TASK INPUTS >>
■ ■ ■ ■
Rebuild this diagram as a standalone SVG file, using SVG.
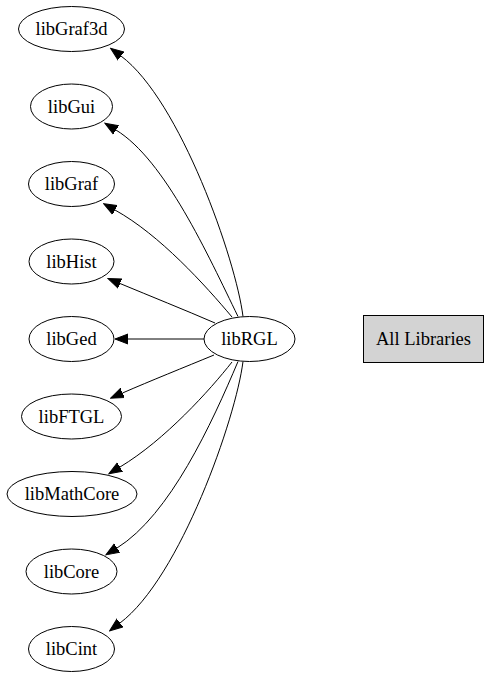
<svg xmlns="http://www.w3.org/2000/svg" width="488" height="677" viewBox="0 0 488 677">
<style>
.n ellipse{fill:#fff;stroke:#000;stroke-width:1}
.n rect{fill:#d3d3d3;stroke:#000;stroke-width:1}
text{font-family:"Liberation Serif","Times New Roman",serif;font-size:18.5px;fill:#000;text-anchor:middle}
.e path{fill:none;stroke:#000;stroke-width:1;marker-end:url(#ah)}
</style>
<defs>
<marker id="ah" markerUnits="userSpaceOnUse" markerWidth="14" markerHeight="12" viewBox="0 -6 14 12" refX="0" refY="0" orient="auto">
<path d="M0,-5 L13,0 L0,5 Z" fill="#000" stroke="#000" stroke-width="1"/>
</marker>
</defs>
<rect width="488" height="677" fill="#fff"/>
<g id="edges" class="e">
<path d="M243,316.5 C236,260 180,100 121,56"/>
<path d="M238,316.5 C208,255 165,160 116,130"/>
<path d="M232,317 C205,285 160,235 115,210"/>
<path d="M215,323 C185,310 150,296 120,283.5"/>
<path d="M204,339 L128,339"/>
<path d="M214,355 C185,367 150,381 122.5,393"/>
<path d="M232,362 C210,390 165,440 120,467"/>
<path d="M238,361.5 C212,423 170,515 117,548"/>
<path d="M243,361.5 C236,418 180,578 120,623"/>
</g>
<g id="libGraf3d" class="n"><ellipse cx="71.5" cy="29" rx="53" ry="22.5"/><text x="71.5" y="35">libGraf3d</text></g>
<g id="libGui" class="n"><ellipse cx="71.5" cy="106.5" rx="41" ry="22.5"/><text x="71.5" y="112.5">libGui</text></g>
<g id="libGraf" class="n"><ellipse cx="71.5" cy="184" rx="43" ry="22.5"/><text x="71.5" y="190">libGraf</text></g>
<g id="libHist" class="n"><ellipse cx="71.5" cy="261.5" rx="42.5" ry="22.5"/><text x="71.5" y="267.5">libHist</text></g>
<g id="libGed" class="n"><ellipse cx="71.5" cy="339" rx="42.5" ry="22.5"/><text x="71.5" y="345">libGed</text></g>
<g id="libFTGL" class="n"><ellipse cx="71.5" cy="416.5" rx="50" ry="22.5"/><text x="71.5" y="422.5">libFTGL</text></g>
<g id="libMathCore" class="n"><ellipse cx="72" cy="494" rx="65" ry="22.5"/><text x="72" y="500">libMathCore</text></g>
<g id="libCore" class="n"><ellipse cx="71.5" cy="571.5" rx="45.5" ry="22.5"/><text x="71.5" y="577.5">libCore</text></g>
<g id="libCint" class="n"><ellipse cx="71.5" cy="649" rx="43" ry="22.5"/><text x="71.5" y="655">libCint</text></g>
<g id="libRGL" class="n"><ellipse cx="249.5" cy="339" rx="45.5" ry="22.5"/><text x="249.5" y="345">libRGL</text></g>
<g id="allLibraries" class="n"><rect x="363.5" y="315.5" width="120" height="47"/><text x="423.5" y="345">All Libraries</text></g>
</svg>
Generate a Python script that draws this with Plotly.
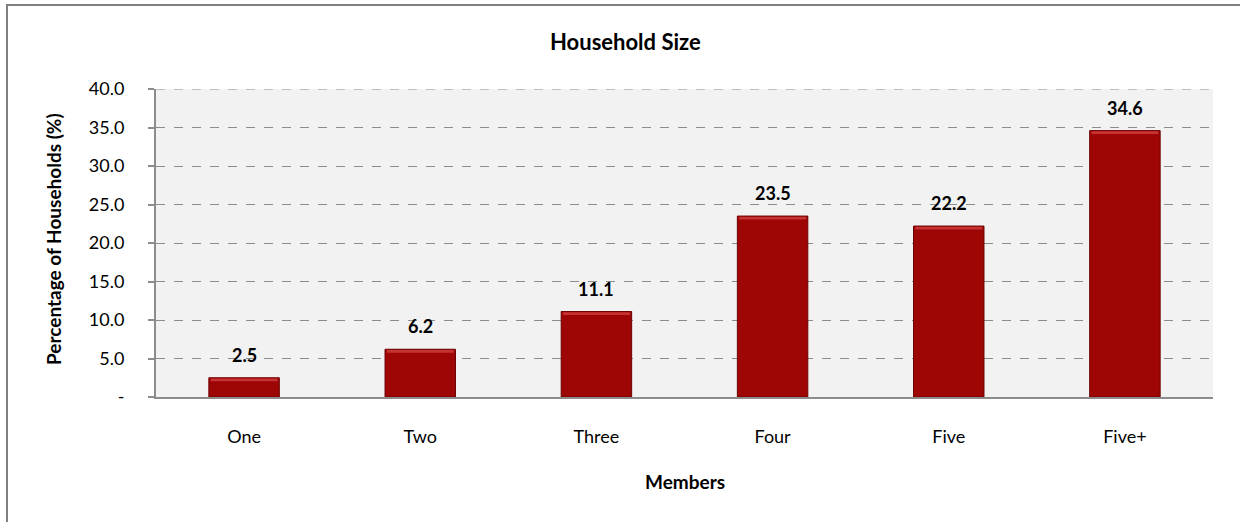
■ ■ ■ ■
AIM OF THE EXERCISE >> Omit the pictures, and quote the material above exactly as given.

ANSWER IN FULL >>
Rebuild this diagram as a standalone SVG file, using SVG.
<svg xmlns="http://www.w3.org/2000/svg" width="488" height="677" viewBox="0 0 488 677">
<style>
.n ellipse{fill:#fff;stroke:#000;stroke-width:1}
.n rect{fill:#d3d3d3;stroke:#000;stroke-width:1}
text{font-family:"Liberation Serif","Times New Roman",serif;font-size:18.5px;fill:#000;text-anchor:middle}
.e path{fill:none;stroke:#000;stroke-width:1;marker-end:url(#ah)}
</style>
<defs>
<marker id="ah" markerUnits="userSpaceOnUse" markerWidth="14" markerHeight="12" viewBox="0 -6 14 12" refX="0" refY="0" orient="auto">
<path d="M0,-5 L13,0 L0,5 Z" fill="#000" stroke="#000" stroke-width="1"/>
</marker>
</defs>
<rect width="488" height="677" fill="#fff"/>
<g id="edges" class="e">
<path d="M243,316.5 C236,260 180,100 121,56"/>
<path d="M238,316.5 C208,255 165,160 116,130"/>
<path d="M232,317 C205,285 160,235 115,210"/>
<path d="M215,323 C185,310 150,296 120,283.5"/>
<path d="M204,339 L128,339"/>
<path d="M214,355 C185,367 150,381 122.5,393"/>
<path d="M232,362 C210,390 165,440 120,467"/>
<path d="M238,361.5 C212,423 170,515 117,548"/>
<path d="M243,361.5 C236,418 180,578 120,623"/>
</g>
<g id="libGraf3d" class="n"><ellipse cx="71.5" cy="29" rx="53" ry="22.5"/><text x="71.5" y="35">libGraf3d</text></g>
<g id="libGui" class="n"><ellipse cx="71.5" cy="106.5" rx="41" ry="22.5"/><text x="71.5" y="112.5">libGui</text></g>
<g id="libGraf" class="n"><ellipse cx="71.5" cy="184" rx="43" ry="22.5"/><text x="71.5" y="190">libGraf</text></g>
<g id="libHist" class="n"><ellipse cx="71.5" cy="261.5" rx="42.5" ry="22.5"/><text x="71.5" y="267.5">libHist</text></g>
<g id="libGed" class="n"><ellipse cx="71.5" cy="339" rx="42.5" ry="22.5"/><text x="71.5" y="345">libGed</text></g>
<g id="libFTGL" class="n"><ellipse cx="71.5" cy="416.5" rx="50" ry="22.5"/><text x="71.5" y="422.5">libFTGL</text></g>
<g id="libMathCore" class="n"><ellipse cx="72" cy="494" rx="65" ry="22.5"/><text x="72" y="500">libMathCore</text></g>
<g id="libCore" class="n"><ellipse cx="71.5" cy="571.5" rx="45.5" ry="22.5"/><text x="71.5" y="577.5">libCore</text></g>
<g id="libCint" class="n"><ellipse cx="71.5" cy="649" rx="43" ry="22.5"/><text x="71.5" y="655">libCint</text></g>
<g id="libRGL" class="n"><ellipse cx="249.5" cy="339" rx="45.5" ry="22.5"/><text x="249.5" y="345">libRGL</text></g>
<g id="allLibraries" class="n"><rect x="363.5" y="315.5" width="120" height="47"/><text x="423.5" y="345">All Libraries</text></g>
</svg>
Generate a Python script that draws this with Plotly.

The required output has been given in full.